Grafton Group, which owns Woodie's DIY and Chadwicks here, said today that group average daily like‑for‑like revenue in the first four months of the year was in line with the previous year, despite ongoing headwinds in certain markets.

In a trading statement issued ahead of its AGM today, Grafton said a robust performance in Iberia, alongside more modest sales growth in the Island of Ireland and Northern Europe, was fully offset by weaker trading in the UK.

It also noted that trading in the seasonally less important early months of the year was influenced by exceptionally wet weather in Ireland and the UK.

Group revenue in the period increased by 3.2% to £830.1m on the back of two acquisitions in Ireland, including HSS Hire Ireland, which was bought in May 2025, and one month of trading by Cygnum, which supplies offsite timber frame solutions.

Grafton said that although it has experienced no material disruption to date, it continues to actively manage supply chain risks arising from conflict in the Middle East, maintaining high levels of stock availability for customers.

"Supplier price increases and higher fuel costs are being closely managed, while the group remains mindful that sustained cost inflation may place pressure on market demand and volumes," it stated.

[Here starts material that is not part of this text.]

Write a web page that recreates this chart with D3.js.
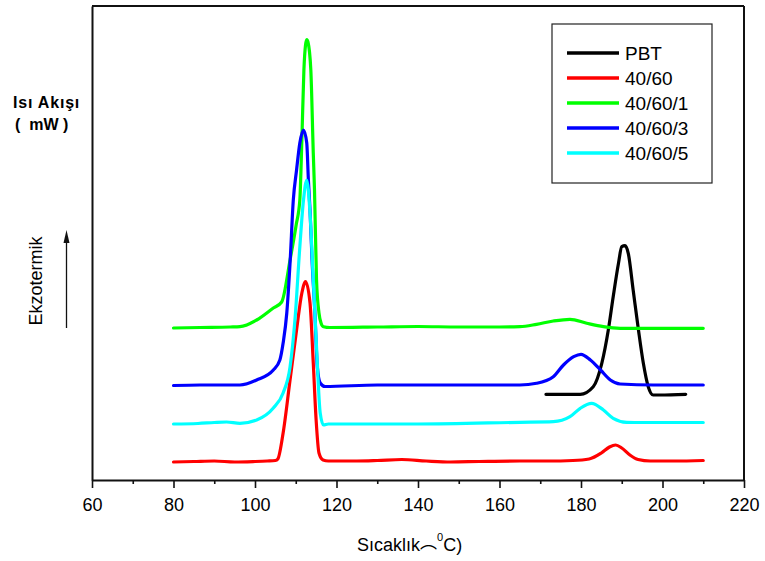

Grafton said its Island of Ireland businesses delivered average daily like-for-like revenue growth of 1.8% in the four month period compared to the same time last year - driven by strong growth in Chadwicks.

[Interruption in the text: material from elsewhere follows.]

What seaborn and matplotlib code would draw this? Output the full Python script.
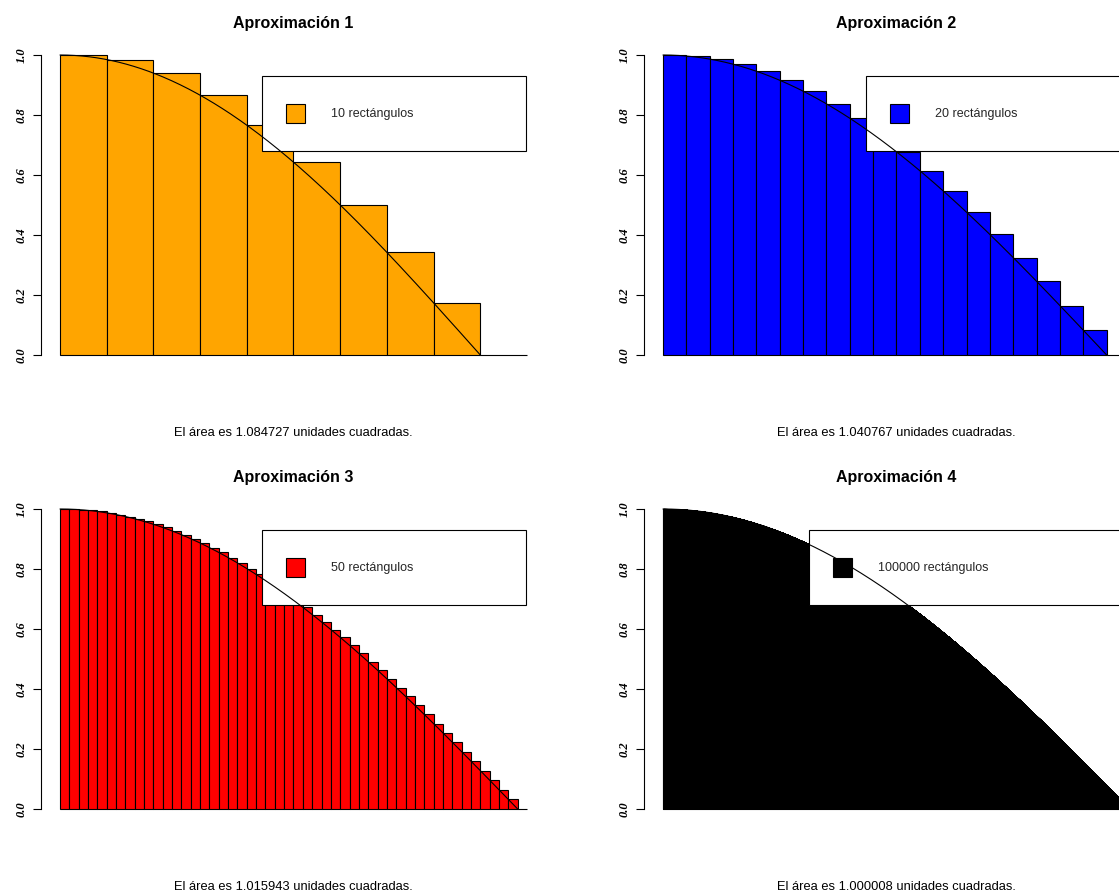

The company noted that Chadwicks benefited from a pick‑up in construction activity in recent months after persistently wet weather earlier in the year and some forward purchases ahead of price increases.

Eric Born, the CEO of Grafton Group

But Woodie's trading was slightly behind strong prior‑year comparatives, when favourable weather in early Spring 2025 pulled forward demand for plant and garden related products.

Grafton said that average daily like‑for‑like revenue in Great Britain declined by 5%, due to a further weakening in construction markets. It said that after a weather‑impacted slow start to the year, subdued construction activity was affected by rising cost inflation and weaker consumer confidence linked to the conflict in the Middle East.

Meanwhile, average daily like‑for‑like revenue in Northern Europe increased by 1.6% compared with the same time last year, driven by strong growth in Finland alongside more modest growth in the Netherlands

And in its Iberia division, Salvador Escoda's average daily like-for-like revenue was 5% ahead of last year. Grafton said the business made a strong start to the year, with a well‑executed Spring sales campaign supporting growth across the air conditioning, ventilation and refrigeration product categories.

Eric Born, the chief executive of Grafton Group, said the first four months of 2026 demonstrated the company's "resilience and strategic focus".

"While markets continue to face uncertainty, we are pleased to report growth in three of our four markets, alongside significant acquisitions in our strongest growth markets of Iberia and the Island of Ireland," Mr Born said.

He said that despite headwinds, the company are currently guiding adjusted operating profit in the range of £190m- £200m for 2026 which would represent another year of progression.